Words fail the post-everything epics of Irepress
By BARRY THOMPSON  |  February 9, 2009

092013_irepress_main
ALL OVER THE PLACE: In an age of instant accessibility and disposable culture, Sol Eye Sea I is a sonic labyrinth that demands a time commitment and a pair of headphones.

Boston's Irepress (pronounced "ear-press") weren't supposed to be an instrumental band. (At one point, they even had two singers.) What they've evolved into just happens to be too stylishly sinuous to lend itself to lots of words. Their lingering relationship with metal conventions is mostly environmental. They've played a lot of shows with metal and post-metal bands, like Isis, Shadows Fall, and Zombi. But they've also split stages with noteworthy hip-hop acts like Immortal Technique, Wu-Tang Clan, Ill Bill, and Necro.

It's a bit of an identity crisis.

Even drumming wizard Sheel Davé isn't sure what to make of their latest three-years-in-the-making creation, Sol Eye Sea I. "I listened to it a couple of days ago," he says when I corner him at a house party/basement show in Allston. "It was hard for me to wrap my head around it, because it's pretty all over the place, as far as having a lot of parts and shit."

In an age of instant accessibility and disposable culture, Sol Eye Sea I is a sonic labyrinth that demands a time commitment and a pair of headphones for proper exploration. "Diaspora" commences with a big, gnarly, distortion-heavy bang, slides into a gentler keyboard-centric dimension, drops into a groove-fusion interlude, settles into a pondering guitar ditty, and ascends back up into delirious, multi-layered, proggy grandeur.

And that's just the first track.

"We ended up stacking things on top of other things," says former vocalist and current keyboard player Jarrett Ring. "We just kept taking an idea, running with it, and building.

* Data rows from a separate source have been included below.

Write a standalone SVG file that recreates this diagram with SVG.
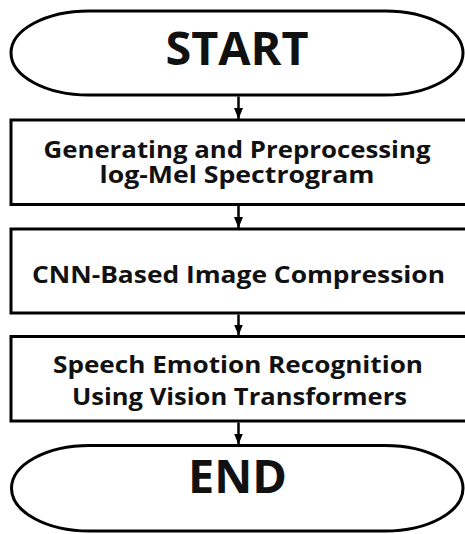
<svg xmlns="http://www.w3.org/2000/svg" width="465" height="534" viewBox="0 0 465 534">
  <style>
    .shape { fill: #ffffff; stroke: #000000; stroke-width: 3; }
    .label { font-family: "Open Sans", "Noto Sans", "DejaVu Sans", sans-serif; font-weight: bold; fill: #111111; text-anchor: middle; }
    .big { font-size: 46px; }
    .step { font-size: 23.5px; }
    .link { stroke: #000000; stroke-width: 2.5; fill: none; marker-end: url(#arrow); }
  </style>
  <defs>
    <!-- arrowhead points along the line direction (+x in marker space) -->
    <marker id="arrow" markerWidth="11" markerHeight="9" refX="11" refY="4.5" orient="auto" markerUnits="userSpaceOnUse" viewBox="0 0 11 9">
      <path d="M0,0 L11,4.5 L0,9 Z" fill="#000000"/>
    </marker>
  </defs>
  <rect width="465" height="534" fill="#ffffff"/>

  <g id="start">
    <rect class="shape" x="11" y="11" width="452" height="84" rx="78" ry="42"/>
    <text class="label big" x="237" y="65" textLength="143" lengthAdjust="spacingAndGlyphs">START</text>
  </g>

  <g id="step1">
    <rect class="shape" x="11" y="120" width="470" height="84.5"/>
    <text class="label step" x="237" y="158" textLength="387" lengthAdjust="spacingAndGlyphs">Generating and Preprocessing</text>
    <text class="label step" x="237" y="183" textLength="275" lengthAdjust="spacingAndGlyphs">log-Mel Spectrogram</text>
  </g>

  <g id="step2">
    <rect class="shape" x="11" y="229" width="470" height="84"/>
    <text class="label step" x="238.5" y="282.5" textLength="413" lengthAdjust="spacingAndGlyphs">CNN-Based Image Compression</text>
  </g>

  <g id="step3">
    <rect class="shape" x="11" y="336.5" width="470" height="84.5"/>
    <text class="label step" x="238" y="373" textLength="370" lengthAdjust="spacingAndGlyphs">Speech Emotion Recognition</text>
    <text class="label step" x="239.5" y="405" textLength="335" lengthAdjust="spacingAndGlyphs">Using Vision Transformers</text>
  </g>

  <g id="end">
    <rect class="shape" x="11.5" y="445.5" width="451.5" height="85.5" rx="78" ry="42.75"/>
    <text class="label big" x="237.5" y="493" textLength="99" lengthAdjust="spacingAndGlyphs">END</text>
  </g>

  <g id="connectors">
    <line class="link" x1="238.5" y1="96.5" x2="238.5" y2="119"/>
    <line class="link" x1="238.5" y1="206" x2="238.5" y2="228"/>
    <line class="link" x1="238.5" y1="314.5" x2="238.5" y2="335.5"/>
    <line class="link" x1="238.5" y1="422.5" x2="238.5" y2="444.5"/>
  </g>
</svg>
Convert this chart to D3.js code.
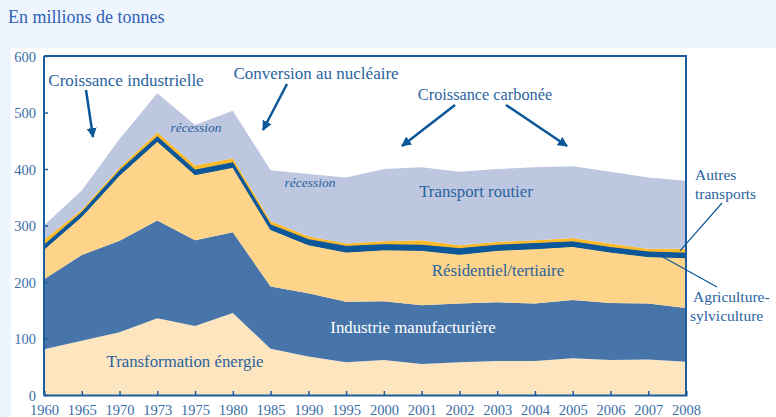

It flowed better for us that way, this time. Whereas our previous songs are shorter and some parts repeat more, on this album we just kept pushing until we felt that the song was done. Sometimes that amounted to eight-minute songs."

Eight-minute, multi-faceted escapades like "Barrageo" and "Cyette Phiur," which jostle you with soundscapes that go from fierce to delicate. A couple of tracks fall just short of the 12-minute mark. Yet it's all a lot less schizoid than it sounds. And less baffling than trying to conduct an interview mid-house-party, with revelers navigating around me and the band on their way to the keg or the john.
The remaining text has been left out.